The historic period, which Siegel chiefly trades in, begins with the return of the Navajo from their forced displacement to the Bosque Redondo Reservation and the opening of the first trading posts in the 1860s. There, the Navajo began to exchange wool for silver dollars or silver pesos, which were melted down into pure silver rods known as ingots. These were, in turn, made into bracelets or simple beaded necklaces — sometimes with a crescent-shaped naja pendant — by Navajo silversmiths, using chisels, files, and the occasional stamp to engrave patterns.

“Wearing historic Native jewelry honors those ancestors who came before us and their descendants of today,” says Siegel.

By the 1880s, Navajo artisans had begun to visit Zuni Pueblo and train its residents in silversmithing. Knowledge of the craft soon spread to other Pueblo peoples across New Mexico and Arizona, who added their contributions in the form of turquoise stones, notably in the design of tab necklaces and, later, the more intricate squash blossom style.

A selection of pieces from Chipeta Trading Company, including (clockwise from top left) ingot silver and Cerrillos green turquoise cuffs; Navajo silver necklaces dating back to the early
1900s; a group of Navajo and Pueblo museum-quality bracelets; and ingot silver cuffs dating to the late 1800s.

In addition to bracelets, cuffs, necklaces, and rings, another major category for historic jewelry is the concho belt, whose disc-shaped silver decorations were inspired by the Spanish silversmithing the Southwest tribes had previously been exposed to. Concho belts are divided into three “phases” dependent on their period and style, with “first-phase” concho belts (roughly 1875–1900) characterized by diamond-shaped silver plaques with open centers through which a small piece of leather runs.

From the craft’s beginnings, Native artisans hoped to sell their wares to the white tourists who visited trading posts by rail, seeking an authentic souvenir from the Southwest. They succeeded to the point that the Navajo Arts and Crafts Guild (today, the Navajo Arts and Crafts Enterprise) was formed in 1941 to authenticate the jewelry as Navajo-made and ensure quality.

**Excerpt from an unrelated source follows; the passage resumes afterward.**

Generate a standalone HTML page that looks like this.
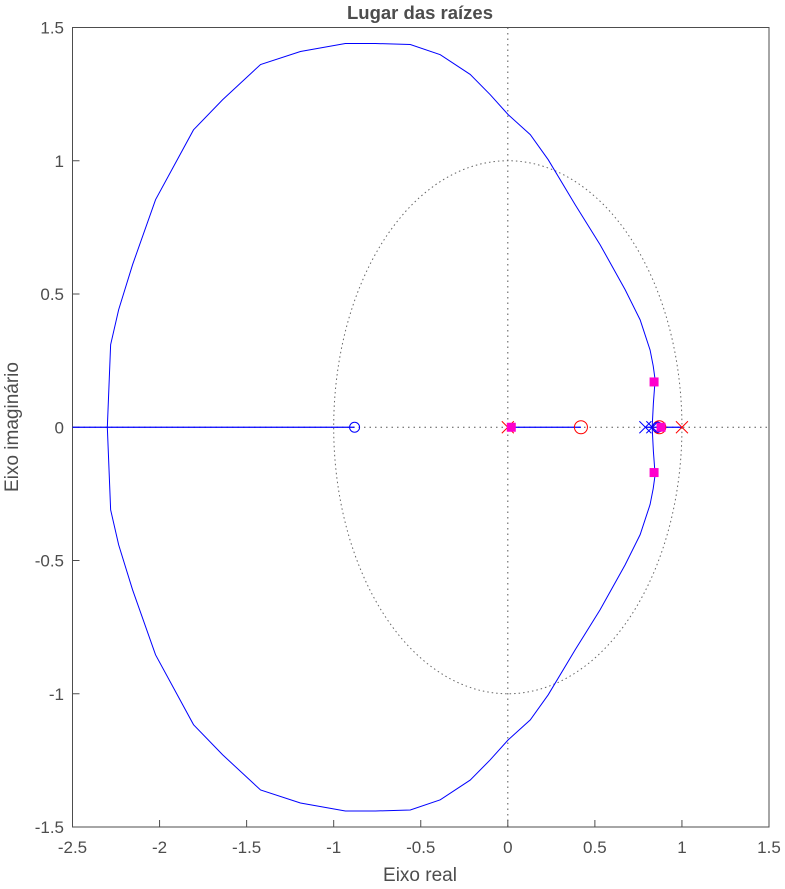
<!DOCTYPE html>
<html><head><meta charset="utf-8"><style>body{margin:0;background:#fff}svg text{font-family:"Liberation Sans",sans-serif;fill:#4d4d4d}</style></head>
<body>
<svg id="chart" width="785" height="884" xmlns="http://www.w3.org/2000/svg">
<rect x="72.5" y="27.5" width="696.5" height="799.5" fill="#fff" stroke="#4d4d4d"/>
<g id="g"></g>
<text x="420" y="19" text-anchor="middle" font-size="18.5" font-weight="bold">Lugar das raízes</text>
<text x="420" y="881" text-anchor="middle" font-size="19">Eixo real</text>
<text transform="translate(18,427) rotate(-90)" text-anchor="middle" font-size="19">Eixo imaginário</text>
</svg>
<script>
const xTicks=[-2.5,-2,-1.5,-1,-0.5,0,0.5,1,1.5];
const yTicks=[-1.5,-1,-0.5,0,0.5,1,1.5];
const locusX=[0.829,0.836,0.846,0.835,0.817,0.76,0.674,0.53,0.387,0.232,0.129,0.002,-0.101,-0.216,-0.388,-0.56,-0.76,-0.933,-1.191,-1.42,-1.638,-1.805,-2.023,-2.155,-2.235,-2.281,-2.3];
const locusY=[0,0.09,0.178,0.23,0.29,0.403,0.516,0.685,0.835,1.004,1.098,1.173,1.248,1.324,1.398,1.436,1.44,1.44,1.41,1.361,1.229,1.116,0.854,0.61,0.441,0.31,0];
const redPoles=[0,1.0];
const redZeros=[0.42,0.87];
const bluePoles=[0.79,0.83];
const blueZeros=[-0.88,0.86];
const gainRe=[0.84,0.84,0.02,0.88];
const gainIm=[0.17,-0.17,0,0];
const X=v=>72.5+(v+2.5)*696.5/4, Y=v=>427.25-v*799.5/3;
const g=document.getElementById('g');const NS='http://www.w3.org/2000/svg';
function mk(t,a){const e=document.createElementNS(NS,t);for(const k in a)e.setAttribute(k,a[k]);g.appendChild(e);return e;}
xTicks.forEach(v=>{const l=mk('line',{x1:X(v),x2:X(v),y1:827,y2:820,stroke:'#4d4d4d'});


const t=mk('text',{x:X(v),y:853,'text-anchor':'middle','font-size':17});t.textContent=v;

});
yTicks.forEach(v=>{const l=mk('line',{x1:72.5,x2:79.5,y1:Y(v),y2:Y(v),stroke:'#4d4d4d'});


const t=mk('text',{x:64,y:Y(v)+6,'text-anchor':'end','font-size':17});t.textContent=v;

});
let e;
e=mk('line',{x1:72.5,x2:769,y1:Y(0),y2:Y(0),stroke:'#555','stroke-dasharray':'1.5,4'});


e=mk('line',{x1:X(0),x2:X(0),y1:27.5,y2:827,stroke:'#555','stroke-dasharray':'1.5,4'});


e=mk('ellipse',{cx:X(0),cy:Y(0),rx:X(1)-X(0),ry:Y(0)-Y(1),fill:'none',stroke:'#666','stroke-dasharray':'1.5,3'});


[[-2.5,blueZeros[0]],[redPoles[0],redZeros[0]],[bluePoles[0],redPoles[1]]].forEach(s=>{e=mk('line',{x1:X(s[0]),x2:X(s[1]),y1:Y(0),y2:Y(0),stroke:'#00f','stroke-width':1.2});

});
const up=locusX.map((x,i)=>X(x)+','+Y(locusY[i]));
const dn=locusX.map((x,i)=>X(x)+','+Y(-locusY[i])).reverse();
e=mk('polyline',{points:up.concat(dn).join(' '),fill:'none',stroke:'#00f','stroke-width':1});


function cross(v,c,n){const x=X(v),y=Y(0),s=6;e=mk('path',{d:`M${x-s},${y-s}L${x+s},${y+s}M${x-s},${y+s}L${x+s},${y-s}`,stroke:c,fill:'none'});

}
redPoles.forEach(v=>cross(v,'#f00','red-pole'));
bluePoles.forEach(v=>cross(v,'#00f','blue-pole'));
redZeros.forEach(v=>{e=mk('circle',{cx:X(v),cy:Y(0),r:6.5,fill:'none',stroke:'#f00'});

});
blueZeros.forEach(v=>{e=mk('circle',{cx:X(v),cy:Y(0),r:5,fill:'none',stroke:'#00f'});

});
gainRe.forEach((v,i)=>{e=mk('rect',{x:X(v)-4.5,y:Y(gainIm[i])-4.5,width:9,height:9,fill:'#f0c'});

});
</script>
</body></html>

Chipeta Trading Company donates some of its annual profits to Native American scholarships, social justice causes, and non-profit organizations.

The Navajo squash blossom necklace combines elements that are heavily influenced by Spanish designs, including pomegranate flowers, handmade silver beads, and the double crescent

Chipeta specializes in one-of-a-kind historic pieces made circa 1880 through the 1940s

Silver concho belts have always made a strong statement in Southwest fashion and style.

This might also be viewed as the point where Navajo and Pueblo jewelry became a fashionable commodity — and entered its mid-century period characterized by more refined materials, including sterling silver and machine-cut turquoise stabilized with resin. The era also saw a greater variety of stamps being used, including those that left the maker’s name.

“Prior to the mid-century period, rarely did you have Native artisans — whether it was Pueblo or Navajo people — stamping their pieces with their names because there were far fewer silversmiths,” Siegel says of the change. “You knew who was making it, and it wasn’t important to put your name on it.”

These Navajo silver concho belts were created in three phases, all quite distinctive and collectible.

The more commercial quality of mid-century jewelry gained further inroads with the American public, and it was only a matter of time before the wearable art began to appear on celebrities — and on TV.

“I remember growing up and watching ‘Sonny & Cher,’ and Cher’s wearing these big squash blossom necklaces with big jewelry,” Siegel recalls. “That’s the vintage era.”

This epoch saw pieces that had more in common with costume jewelry, as the public craved “bigger and brighter, gaudier and chunkier,” Siegel says. Unfortunately, it also led to a rise of what Siegel dubs “artifakes,” imitation pieces made by non-Natives but sold as authentic Navajo or Pueblo work. Eventually, the situation was addressed by the Indian Arts and Crafts Act of 1990, which introduced steep penalties for misrepresented goods.

“The Chipeta Experience” takes place in Siegel’s gallery in Santa Fe, New Mexico, where he shares the story behind each work of wearable art.

While Siegel notes that there are Native American artisans who continue to carry on the craft at Santa Fe Indian Market and elsewhere, he remains most drawn to the “romance” of the historic-era pieces. It can be a tough category to enter, with prized pieces like first-phase concho belts fetching as much as $30,000. But he maintains that novices can start their collection with historic-era bracelets, which are priced more affordably.

No matter the price tag, just make sure to properly acquaint yourself with the piece you plan to purchase — and enjoy. “There’s nothing wrong with wearing historic pieces, as long as you understand why you wear it and the significance behind it,” Siegel says. And what’s more, a proper understanding of its heritage might even be appreciated beyond the owner’s lifetime. “You become a student of the art, and when you pass it down to family members, you share the history that comes with it.”